Have you ever heard the statistic that men think about sex once every seven seconds? Well, it's bologna.
A new study from The Ohio State University reports on the sexual thoughts of college-aged men and women and finds that, while young men might think about sex more often than young women on average, there are important variables other than gender that determine how often people think about sex or sexuality. The lead author of the study and OSU psych professor, Terri Fisher, said this:
“If you had to know one thing about a person to best predict how often they would be thinking about sex, you’d be better off knowing their emotional orientation toward sexuality, as opposed to knowing whether they were male or female.”

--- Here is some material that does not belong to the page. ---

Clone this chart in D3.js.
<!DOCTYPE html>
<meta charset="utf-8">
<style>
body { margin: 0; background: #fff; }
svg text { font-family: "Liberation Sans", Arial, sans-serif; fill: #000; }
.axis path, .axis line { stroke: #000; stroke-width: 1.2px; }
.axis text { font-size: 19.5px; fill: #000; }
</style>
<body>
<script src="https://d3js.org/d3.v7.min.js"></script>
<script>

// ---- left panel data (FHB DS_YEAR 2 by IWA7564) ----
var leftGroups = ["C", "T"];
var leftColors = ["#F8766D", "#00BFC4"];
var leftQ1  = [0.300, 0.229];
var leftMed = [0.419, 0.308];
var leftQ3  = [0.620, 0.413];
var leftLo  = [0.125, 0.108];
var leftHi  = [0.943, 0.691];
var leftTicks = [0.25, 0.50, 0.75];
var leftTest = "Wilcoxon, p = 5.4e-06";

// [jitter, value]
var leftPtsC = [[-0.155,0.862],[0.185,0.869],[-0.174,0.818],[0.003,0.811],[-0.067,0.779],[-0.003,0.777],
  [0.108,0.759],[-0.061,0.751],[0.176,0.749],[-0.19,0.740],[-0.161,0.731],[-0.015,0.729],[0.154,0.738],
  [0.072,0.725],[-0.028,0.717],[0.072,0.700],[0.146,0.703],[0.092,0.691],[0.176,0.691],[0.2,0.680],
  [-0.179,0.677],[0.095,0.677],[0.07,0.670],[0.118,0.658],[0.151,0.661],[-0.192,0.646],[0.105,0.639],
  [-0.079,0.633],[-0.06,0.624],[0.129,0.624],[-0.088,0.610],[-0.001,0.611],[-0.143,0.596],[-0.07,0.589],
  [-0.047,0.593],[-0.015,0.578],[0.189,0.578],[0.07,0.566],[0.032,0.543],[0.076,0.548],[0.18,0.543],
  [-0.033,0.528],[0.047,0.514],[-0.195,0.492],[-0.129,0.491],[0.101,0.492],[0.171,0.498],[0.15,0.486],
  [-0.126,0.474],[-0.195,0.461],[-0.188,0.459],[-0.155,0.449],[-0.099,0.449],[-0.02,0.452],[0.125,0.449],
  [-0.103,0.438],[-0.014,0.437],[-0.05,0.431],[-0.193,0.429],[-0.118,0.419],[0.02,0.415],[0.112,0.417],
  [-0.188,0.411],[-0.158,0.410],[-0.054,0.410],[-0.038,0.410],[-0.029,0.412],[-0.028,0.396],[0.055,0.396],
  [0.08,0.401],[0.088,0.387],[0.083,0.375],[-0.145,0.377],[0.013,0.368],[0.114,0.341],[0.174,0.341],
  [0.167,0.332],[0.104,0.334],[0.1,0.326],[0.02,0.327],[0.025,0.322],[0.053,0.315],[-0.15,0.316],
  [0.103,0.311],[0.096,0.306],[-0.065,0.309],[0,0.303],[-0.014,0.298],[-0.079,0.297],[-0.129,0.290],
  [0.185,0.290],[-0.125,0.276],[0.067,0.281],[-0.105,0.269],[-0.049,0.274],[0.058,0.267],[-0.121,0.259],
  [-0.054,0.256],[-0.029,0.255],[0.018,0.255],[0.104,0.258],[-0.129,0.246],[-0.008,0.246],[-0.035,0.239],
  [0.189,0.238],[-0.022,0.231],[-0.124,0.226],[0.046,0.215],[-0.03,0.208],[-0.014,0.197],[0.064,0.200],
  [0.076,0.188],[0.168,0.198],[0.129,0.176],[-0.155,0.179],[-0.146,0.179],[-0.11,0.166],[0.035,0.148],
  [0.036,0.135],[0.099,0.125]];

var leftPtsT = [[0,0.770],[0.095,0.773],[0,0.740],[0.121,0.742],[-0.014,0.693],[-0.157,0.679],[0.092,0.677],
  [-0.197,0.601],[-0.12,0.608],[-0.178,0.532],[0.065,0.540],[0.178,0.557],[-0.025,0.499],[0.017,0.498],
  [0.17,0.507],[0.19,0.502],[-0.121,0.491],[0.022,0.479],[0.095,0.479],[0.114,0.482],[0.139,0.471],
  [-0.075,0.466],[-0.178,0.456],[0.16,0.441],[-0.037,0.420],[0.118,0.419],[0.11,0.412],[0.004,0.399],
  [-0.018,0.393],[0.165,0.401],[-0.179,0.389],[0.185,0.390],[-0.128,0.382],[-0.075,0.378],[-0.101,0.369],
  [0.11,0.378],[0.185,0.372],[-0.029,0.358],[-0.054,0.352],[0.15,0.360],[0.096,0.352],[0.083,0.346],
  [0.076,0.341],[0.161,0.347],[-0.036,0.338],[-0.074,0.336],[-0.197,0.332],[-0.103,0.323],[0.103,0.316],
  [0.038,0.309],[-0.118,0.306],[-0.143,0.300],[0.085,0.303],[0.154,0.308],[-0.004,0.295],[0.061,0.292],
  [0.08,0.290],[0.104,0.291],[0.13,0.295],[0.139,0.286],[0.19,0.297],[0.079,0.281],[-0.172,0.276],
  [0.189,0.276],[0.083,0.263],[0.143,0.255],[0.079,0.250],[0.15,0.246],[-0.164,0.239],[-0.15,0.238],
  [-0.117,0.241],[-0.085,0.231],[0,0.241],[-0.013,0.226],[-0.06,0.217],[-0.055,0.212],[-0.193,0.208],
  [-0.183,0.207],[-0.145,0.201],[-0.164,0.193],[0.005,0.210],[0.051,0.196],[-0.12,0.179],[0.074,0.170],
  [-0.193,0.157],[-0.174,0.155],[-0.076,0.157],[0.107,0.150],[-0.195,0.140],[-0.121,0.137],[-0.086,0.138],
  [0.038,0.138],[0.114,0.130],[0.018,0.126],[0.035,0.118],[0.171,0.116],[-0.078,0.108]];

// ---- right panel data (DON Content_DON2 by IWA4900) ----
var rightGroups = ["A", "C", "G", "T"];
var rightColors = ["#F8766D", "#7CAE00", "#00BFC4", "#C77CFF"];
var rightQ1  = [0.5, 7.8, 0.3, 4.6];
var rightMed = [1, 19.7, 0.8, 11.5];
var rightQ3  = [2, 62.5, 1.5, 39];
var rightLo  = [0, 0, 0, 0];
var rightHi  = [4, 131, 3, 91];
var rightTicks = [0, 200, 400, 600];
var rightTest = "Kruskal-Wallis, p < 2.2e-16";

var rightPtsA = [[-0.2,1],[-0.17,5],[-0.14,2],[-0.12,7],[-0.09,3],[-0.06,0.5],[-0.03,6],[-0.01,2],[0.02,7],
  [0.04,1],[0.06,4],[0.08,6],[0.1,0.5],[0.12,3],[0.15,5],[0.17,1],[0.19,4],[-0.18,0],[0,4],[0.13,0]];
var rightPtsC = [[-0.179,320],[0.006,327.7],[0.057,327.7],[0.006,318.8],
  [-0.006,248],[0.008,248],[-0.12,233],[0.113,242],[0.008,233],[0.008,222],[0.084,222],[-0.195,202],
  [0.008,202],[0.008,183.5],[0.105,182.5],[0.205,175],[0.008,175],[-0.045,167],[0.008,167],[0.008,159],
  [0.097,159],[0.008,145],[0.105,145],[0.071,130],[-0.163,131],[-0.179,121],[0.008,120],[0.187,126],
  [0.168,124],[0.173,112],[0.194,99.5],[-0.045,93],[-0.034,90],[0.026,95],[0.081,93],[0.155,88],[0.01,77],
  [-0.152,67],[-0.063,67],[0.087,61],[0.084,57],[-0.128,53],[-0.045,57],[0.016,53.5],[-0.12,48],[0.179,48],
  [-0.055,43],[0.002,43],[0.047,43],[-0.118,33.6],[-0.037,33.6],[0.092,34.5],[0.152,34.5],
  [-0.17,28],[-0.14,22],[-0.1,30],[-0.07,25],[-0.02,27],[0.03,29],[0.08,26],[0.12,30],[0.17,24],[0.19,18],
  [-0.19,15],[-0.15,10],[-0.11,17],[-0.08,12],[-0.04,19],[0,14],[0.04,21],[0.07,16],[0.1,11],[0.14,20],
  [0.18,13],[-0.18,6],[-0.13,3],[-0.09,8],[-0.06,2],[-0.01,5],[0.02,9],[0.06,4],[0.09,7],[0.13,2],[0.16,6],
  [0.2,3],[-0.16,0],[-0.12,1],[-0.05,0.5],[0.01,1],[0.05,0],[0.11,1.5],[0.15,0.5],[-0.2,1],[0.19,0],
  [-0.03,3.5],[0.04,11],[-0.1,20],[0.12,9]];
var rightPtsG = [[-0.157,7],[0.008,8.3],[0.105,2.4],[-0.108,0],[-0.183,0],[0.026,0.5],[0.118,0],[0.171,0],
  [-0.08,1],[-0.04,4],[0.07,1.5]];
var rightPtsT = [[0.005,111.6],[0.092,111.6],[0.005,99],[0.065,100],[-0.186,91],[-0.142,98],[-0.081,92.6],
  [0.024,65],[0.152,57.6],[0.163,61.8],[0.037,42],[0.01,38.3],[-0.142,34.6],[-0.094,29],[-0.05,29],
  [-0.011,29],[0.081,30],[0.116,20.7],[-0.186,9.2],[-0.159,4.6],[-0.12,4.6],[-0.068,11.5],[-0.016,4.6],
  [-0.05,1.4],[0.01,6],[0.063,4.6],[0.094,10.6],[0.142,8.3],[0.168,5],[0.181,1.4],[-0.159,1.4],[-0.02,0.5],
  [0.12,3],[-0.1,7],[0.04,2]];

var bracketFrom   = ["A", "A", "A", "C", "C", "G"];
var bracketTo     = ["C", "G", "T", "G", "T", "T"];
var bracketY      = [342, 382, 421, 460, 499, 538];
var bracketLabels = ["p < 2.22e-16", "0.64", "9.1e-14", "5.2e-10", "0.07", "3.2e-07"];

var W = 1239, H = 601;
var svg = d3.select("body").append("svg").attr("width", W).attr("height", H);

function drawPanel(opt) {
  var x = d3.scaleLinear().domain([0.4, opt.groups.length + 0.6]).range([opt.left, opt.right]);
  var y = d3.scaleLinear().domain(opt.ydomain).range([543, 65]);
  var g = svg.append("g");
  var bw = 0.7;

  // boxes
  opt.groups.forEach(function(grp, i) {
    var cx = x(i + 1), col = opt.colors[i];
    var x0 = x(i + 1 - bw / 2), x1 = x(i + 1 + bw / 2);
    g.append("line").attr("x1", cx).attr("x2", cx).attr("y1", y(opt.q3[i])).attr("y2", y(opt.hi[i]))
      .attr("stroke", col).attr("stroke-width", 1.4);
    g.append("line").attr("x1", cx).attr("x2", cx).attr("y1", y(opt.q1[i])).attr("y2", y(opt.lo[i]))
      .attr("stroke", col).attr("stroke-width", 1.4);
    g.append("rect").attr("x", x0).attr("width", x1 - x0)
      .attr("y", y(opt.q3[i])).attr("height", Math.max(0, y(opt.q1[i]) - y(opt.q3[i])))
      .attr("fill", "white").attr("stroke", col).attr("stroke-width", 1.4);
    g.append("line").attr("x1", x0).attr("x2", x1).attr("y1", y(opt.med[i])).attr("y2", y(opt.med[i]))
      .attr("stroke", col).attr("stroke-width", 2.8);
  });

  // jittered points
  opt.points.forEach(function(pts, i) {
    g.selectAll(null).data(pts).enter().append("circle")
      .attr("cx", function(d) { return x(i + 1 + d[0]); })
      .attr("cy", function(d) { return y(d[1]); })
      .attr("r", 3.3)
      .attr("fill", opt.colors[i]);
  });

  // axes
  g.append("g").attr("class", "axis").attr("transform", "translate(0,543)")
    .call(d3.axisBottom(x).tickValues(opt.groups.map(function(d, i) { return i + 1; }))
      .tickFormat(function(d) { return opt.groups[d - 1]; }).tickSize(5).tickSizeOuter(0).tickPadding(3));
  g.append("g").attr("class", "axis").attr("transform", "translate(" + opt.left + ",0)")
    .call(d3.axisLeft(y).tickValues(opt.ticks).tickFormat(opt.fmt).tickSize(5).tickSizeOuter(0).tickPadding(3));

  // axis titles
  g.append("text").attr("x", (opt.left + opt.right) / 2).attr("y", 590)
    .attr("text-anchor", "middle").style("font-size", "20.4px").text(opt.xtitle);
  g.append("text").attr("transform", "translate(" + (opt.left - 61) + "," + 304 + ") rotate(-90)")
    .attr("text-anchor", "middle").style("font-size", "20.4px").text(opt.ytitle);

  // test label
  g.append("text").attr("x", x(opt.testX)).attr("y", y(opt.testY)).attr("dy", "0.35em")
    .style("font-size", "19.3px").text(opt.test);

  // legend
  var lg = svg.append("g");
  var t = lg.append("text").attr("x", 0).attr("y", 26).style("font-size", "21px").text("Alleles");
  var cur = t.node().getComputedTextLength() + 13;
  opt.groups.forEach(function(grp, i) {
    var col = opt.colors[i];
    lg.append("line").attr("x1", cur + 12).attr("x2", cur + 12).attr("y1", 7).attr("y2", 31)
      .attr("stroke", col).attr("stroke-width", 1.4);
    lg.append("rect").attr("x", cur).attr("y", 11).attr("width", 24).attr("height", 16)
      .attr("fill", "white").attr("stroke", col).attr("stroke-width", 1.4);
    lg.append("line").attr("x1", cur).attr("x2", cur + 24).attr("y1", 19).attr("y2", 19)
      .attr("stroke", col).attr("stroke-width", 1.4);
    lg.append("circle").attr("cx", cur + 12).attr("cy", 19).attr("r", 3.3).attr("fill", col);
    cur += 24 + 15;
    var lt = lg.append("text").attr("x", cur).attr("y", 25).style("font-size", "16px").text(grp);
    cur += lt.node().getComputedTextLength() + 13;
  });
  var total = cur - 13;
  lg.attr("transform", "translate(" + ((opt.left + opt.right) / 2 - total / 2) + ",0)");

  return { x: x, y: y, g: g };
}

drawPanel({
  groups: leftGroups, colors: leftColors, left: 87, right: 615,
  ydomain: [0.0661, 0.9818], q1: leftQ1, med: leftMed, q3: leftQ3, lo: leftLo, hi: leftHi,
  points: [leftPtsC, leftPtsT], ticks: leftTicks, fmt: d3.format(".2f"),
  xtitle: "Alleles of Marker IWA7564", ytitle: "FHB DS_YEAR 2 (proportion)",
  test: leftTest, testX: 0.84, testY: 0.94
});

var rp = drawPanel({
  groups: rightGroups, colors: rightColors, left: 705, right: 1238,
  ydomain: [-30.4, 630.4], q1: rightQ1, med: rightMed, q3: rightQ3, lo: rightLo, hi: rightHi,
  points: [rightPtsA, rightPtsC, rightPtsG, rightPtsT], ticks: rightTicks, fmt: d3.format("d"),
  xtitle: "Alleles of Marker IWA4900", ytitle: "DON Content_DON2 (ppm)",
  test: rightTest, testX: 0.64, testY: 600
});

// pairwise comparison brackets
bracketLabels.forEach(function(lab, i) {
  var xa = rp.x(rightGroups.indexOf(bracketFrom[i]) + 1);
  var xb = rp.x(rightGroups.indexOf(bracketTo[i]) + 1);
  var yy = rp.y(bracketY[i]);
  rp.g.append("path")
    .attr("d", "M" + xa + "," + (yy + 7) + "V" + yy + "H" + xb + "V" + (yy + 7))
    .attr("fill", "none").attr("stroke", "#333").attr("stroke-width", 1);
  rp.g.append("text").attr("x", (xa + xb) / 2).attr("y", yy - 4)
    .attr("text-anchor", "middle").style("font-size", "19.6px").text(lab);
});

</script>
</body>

Turns out we're all individuals and have unique minds, attitudes and preferences. We spend our days thinking about a variety of things, and it's not always easy to neatly generalize "men's thoughts" and "women's thoughts."

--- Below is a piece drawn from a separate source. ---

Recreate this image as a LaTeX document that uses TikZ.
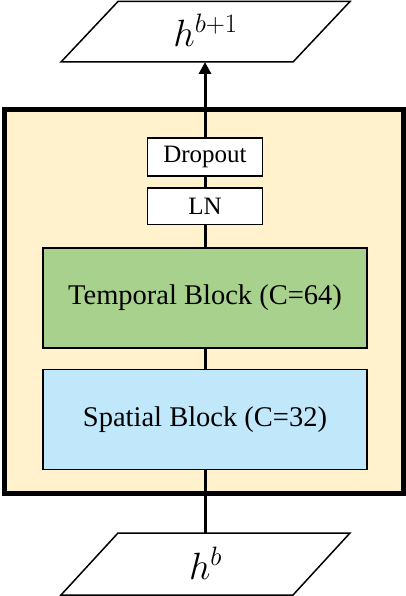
\RequirePackage{fix-cm}
\documentclass[tikz,border=0pt]{standalone}
\usepackage{fontspec}
\setmainfont{Liberation Serif}
\usepackage{tikz}
\usetikzlibrary{arrows.meta}
\definecolor{framefill}{RGB}{255,242,204}
\definecolor{tempgreen}{RGB}{169,209,142}
\definecolor{spatblue}{RGB}{193,232,250}

\begin{document}
\begin{tikzpicture}[x=1pt, y=-1pt,
  box/.style={rectangle, draw, line width=1.5pt, fill=white, inner sep=0pt, outer sep=0pt},
  io/.style={draw, line width=1.5pt, fill=white, line join=miter},
  iotext/.style={inner sep=0pt, font=\fontsize{38}{42}\selectfont},
  conn/.style={line width=3pt}]
\useasboundingbox (0,0) rectangle (406,596);

% Outer block
\node[draw, line width=5pt, fill=framefill, minimum width=399pt, minimum height=383pt, inner sep=0pt, outer sep=0pt] (frame) at (203.5,301.5) {};

% Input and output
\draw[io] (118,1.5) -- (350,1.5) -- (293,62) -- (61,62) -- cycle; % Top
\draw[io] (118,533) -- (350,533) -- (293,595) -- (61,595) -- cycle; % Bottom
\node[iotext] (out) at (205.5,30) {$h^{b+1}$};
\node[iotext] (in) at (205.5,563) {$h^{b}$};
\coordinate (outbase) at (205,62);
\coordinate (intop) at (205,533);

% Layers inside the block
\node[box, minimum width=115pt, minimum height=38pt, font=\fontsize{25}{28}\selectfont] (drop) at (205,157) {Dropout};
\node[box, minimum width=115pt, minimum height=36.5pt, font=\fontsize{25}{28}\selectfont] (ln) at (205,206) {LN};
\node[box, fill=tempgreen, minimum width=324pt, minimum height=100pt, font=\fontsize{28.5}{32}\selectfont] (temporal) at (205,298) {Temporal Block (C=64)};
\node[box, fill=spatblue, minimum width=324pt, minimum height=100pt, font=\fontsize{28.5}{32}\selectfont] (spatial) at (205,419.5) {Spatial Block (C=32)};

% Connections
\draw[conn] (intop) -- (spatial.south);
\draw[conn] (spatial.north) -- (temporal.south);
\draw[conn] (temporal.north) -- (ln.south);
\draw[conn] (ln.north) -- (drop.south);
\draw[conn, -{Triangle[length=12pt, width=12pt]}] (drop.north) -- (outbase);
\end{tikzpicture}
\end{document}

None of the participants had zero thoughts per day about sex. That's not surprising when one considers the sexual content of so many movies, magazines,TV shows or even commercial ads that target this audience. Also, I imagine it's also tough to NOT think about whatever you're supposed to be tallying your thoughts about… simply because it's your assignment to track your thoughts in that category.
Although the study debunks the myth that men think about sex all day long, males still thought about it more than women: Men in the study thought about sex an average 19 times per day compared to 10 times per day for the female group. But, the men in the study also had thoughts about food and sleep more often than the women.
Is this to say that men are a bunch of brutes, thinking only about satisfying their animal instincts all day? Heck no. Their averages were only slightly higher than women's averages: 18 to 15 in the food category, and 11 to 8.5 in the sleep category.
One of the underlying assumptions of big-government feminism is that men are constantly objectifying and disrespecting women. I hope this study will help to debunk a harmful stereotype about men, and remind everyone that it's just as wrong to make sweeping generalizations about men as it is about women.